The Application of GATEM in Water-Conducting Channels Survey in High Plateau Area

Abstract Characterizing complex water-conducting channels in high plateau karst regions is critical for mitigating engineering risks associated with fragile geological structures. Conventional geophysical surveys are hindered by this challenging environment: ground-based methods are limited by steep terrain, while airborne electromagnetics (AEM) often lack the required investigation depth and can be cost-prohibitive. Here, we demonstrate the efficacy of the ground-airborne transient electromagnetic (GATEM) method for mapping water-conducting channels within a geologically complex karst zone on the eastern margin of the Qinghai-Xizang Plateau.

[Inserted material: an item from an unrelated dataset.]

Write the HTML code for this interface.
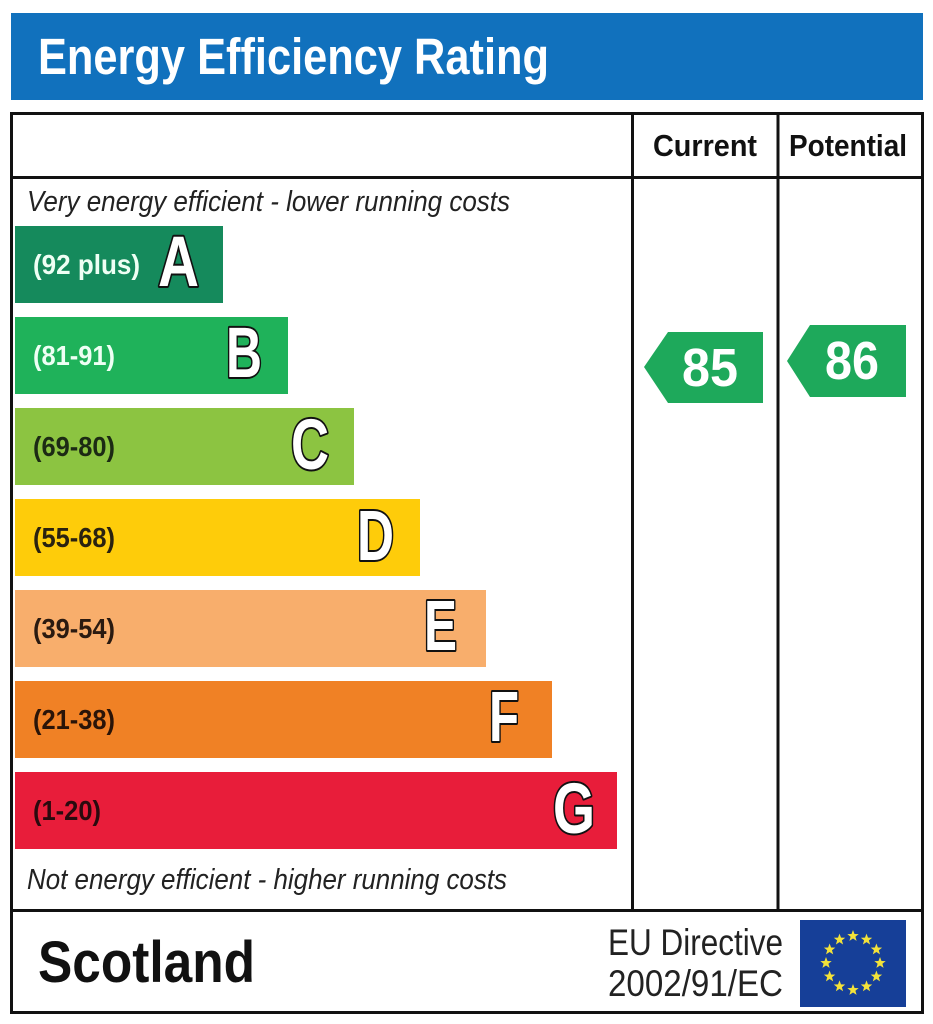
<!DOCTYPE html>
<html>
<head>
<meta charset="utf-8">
<style>
  html, body { margin:0; padding:0; background:#fff; }
  svg { display:block; }
  text { font-family: "Liberation Sans", Arial, sans-serif; }
</style>
</head>
<body>
<svg width="933" height="1024" viewBox="0 0 933 1024" xmlns="http://www.w3.org/2000/svg">
  <defs>
    <polygon id="star" points="0,-6 1.5,-2 5.7,-1.9 2.4,0.8 3.6,4.9 0,2.5 -3.6,4.9 -2.4,0.8 -5.7,-1.9 -1.5,-2" fill="#f3e23a"/>
  </defs>
  <rect x="0" y="0" width="933" height="1024" fill="#fff"/>

  <!-- Header -->
  <rect x="11" y="13" width="912" height="87" fill="#1171bd"/>
  <text x="38" y="74" font-size="51" font-weight="bold" fill="#fff" textLength="511" lengthAdjust="spacingAndGlyphs">Energy Efficiency Rating</text>

  <!-- Table frame -->
  <rect x="11.5" y="113.5" width="911" height="899" fill="none" stroke="#111" stroke-width="3"/>
  <line x1="11" y1="177.5" x2="923" y2="177.5" stroke="#111" stroke-width="3"/>
  <line x1="11" y1="910.5" x2="923" y2="910.5" stroke="#111" stroke-width="3"/>
  <line x1="632.5" y1="113" x2="632.5" y2="910" stroke="#111" stroke-width="3"/>
  <line x1="778" y1="113" x2="778" y2="910" stroke="#111" stroke-width="3"/>

  <!-- Column headers -->
  <text x="653" y="156" font-size="31" font-weight="bold" fill="#111" textLength="104" lengthAdjust="spacingAndGlyphs">Current</text>
  <text x="789" y="156" font-size="31" font-weight="bold" fill="#111" textLength="118" lengthAdjust="spacingAndGlyphs">Potential</text>

  <!-- Top / bottom notes -->
  <text x="27" y="211" font-size="29" font-style="italic" fill="#222" textLength="483" lengthAdjust="spacingAndGlyphs">Very energy efficient - lower running costs</text>
  <text x="27" y="889" font-size="29" font-style="italic" fill="#222" textLength="480" lengthAdjust="spacingAndGlyphs">Not energy efficient - higher running costs</text>

  <!-- Bars -->
  <rect x="15" y="226" width="208" height="77" fill="#158a5c"/>
  <rect x="15" y="317" width="273" height="77" fill="#1fb25a"/>
  <rect x="15" y="408" width="339" height="77" fill="#8cc441"/>
  <rect x="15" y="499" width="405" height="77" fill="#fecc0a"/>
  <rect x="15" y="590" width="471" height="77" fill="#f8ae6c"/>
  <rect x="15" y="681" width="537" height="77" fill="#f08125"/>
  <rect x="15" y="772" width="602" height="77" fill="#e81d3a"/>

  <!-- Range labels -->
  <g font-size="28" font-weight="bold">
    <text x="33" y="274" fill="#eefff4" textLength="107" lengthAdjust="spacingAndGlyphs">(92 plus)</text>
    <text x="33" y="365" fill="#eefff4" textLength="82" lengthAdjust="spacingAndGlyphs">(81-91)</text>
    <text x="33" y="456" fill="#1c2a14" textLength="82" lengthAdjust="spacingAndGlyphs">(69-80)</text>
    <text x="33" y="547" fill="#2a2210" textLength="82" lengthAdjust="spacingAndGlyphs">(55-68)</text>
    <text x="33" y="638" fill="#2a1a10" textLength="82" lengthAdjust="spacingAndGlyphs">(39-54)</text>
    <text x="33" y="729" fill="#2a1408" textLength="82" lengthAdjust="spacingAndGlyphs">(21-38)</text>
    <text x="33" y="820" fill="#2a0a0e" textLength="68" lengthAdjust="spacingAndGlyphs">(1-20)</text>
  </g>

  <!-- Band letters -->
  <g font-size="71" font-weight="bold" fill="#fff" stroke="#111" stroke-width="4" paint-order="stroke" stroke-linejoin="round">
    <text x="158" y="286" textLength="41" lengthAdjust="spacingAndGlyphs">A</text>
    <text x="226" y="377" textLength="36" lengthAdjust="spacingAndGlyphs">B</text>
    <text x="291" y="469" textLength="38" lengthAdjust="spacingAndGlyphs">C</text>
    <text x="357" y="560" textLength="37" lengthAdjust="spacingAndGlyphs">D</text>
    <text x="424" y="650" textLength="33" lengthAdjust="spacingAndGlyphs">E</text>
    <text x="489" y="741" textLength="30" lengthAdjust="spacingAndGlyphs">F</text>
    <text x="553" y="833" textLength="42" lengthAdjust="spacingAndGlyphs">G</text>
  </g>

  <!-- Current arrow -->
  <polygon points="644,367 668,332 763,332 763,403 668,403" fill="#1ea95b"/>
  <text x="682" y="386" font-size="54" font-weight="bold" fill="#fff" textLength="56" lengthAdjust="spacingAndGlyphs">85</text>

  <!-- Potential arrow -->
  <polygon points="787,361 810,325 906,325 906,397 810,397" fill="#1ea95b"/>
  <text x="825" y="379" font-size="54" font-weight="bold" fill="#fff" textLength="54" lengthAdjust="spacingAndGlyphs">86</text>

  <!-- Footer -->
  <text x="38" y="982" font-size="58" font-weight="bold" fill="#111" textLength="217" lengthAdjust="spacingAndGlyphs">Scotland</text>
  <text x="608" y="955" font-size="37" fill="#222" textLength="175" lengthAdjust="spacingAndGlyphs">EU Directive</text>
  <text x="608" y="996" font-size="37" fill="#222" textLength="175" lengthAdjust="spacingAndGlyphs">2002/91/EC</text>

  <!-- EU flag -->
  <rect x="800" y="920" width="106" height="87" fill="#163f98"/>
  <use href="#star" x="853" y="936"/>
  <use href="#star" x="866.5" y="939.6"/>
  <use href="#star" x="876.4" y="949.5"/>
  <use href="#star" x="880" y="963"/>
  <use href="#star" x="876.4" y="976.5"/>
  <use href="#star" x="866.5" y="986.4"/>
  <use href="#star" x="853" y="990"/>
  <use href="#star" x="839.5" y="986.4"/>
  <use href="#star" x="829.6" y="976.5"/>
  <use href="#star" x="826" y="963"/>
  <use href="#star" x="829.6" y="949.5"/>
  <use href="#star" x="839.5" y="939.6"/>
</svg>
</body>
</html>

GATEM synergizes a high-power, ground-based electric dipole source for deep penetration with a drone-borne magnetic field receiver for rapid, terrain-independent data acquisition. A comprehensive processing workflow—including noise attenuation, full-field apparent resistivity imaging, terrain correction, and time-to-depth conversion—was implemented to generate robust subsurface models. The resulting models reveal coherent, low-resistivity anomalies that spatially correlate with known fault zones and stratigraphic boundaries. These features are interpreted as likely preferential groundwater pathways, offering critical insights for infrastructure planning and geological hazard mitigation. Our findings establish GATEM as a cost-effective, high-resolution geophysical tool for hydrogeological characterization in challenging plateau environments.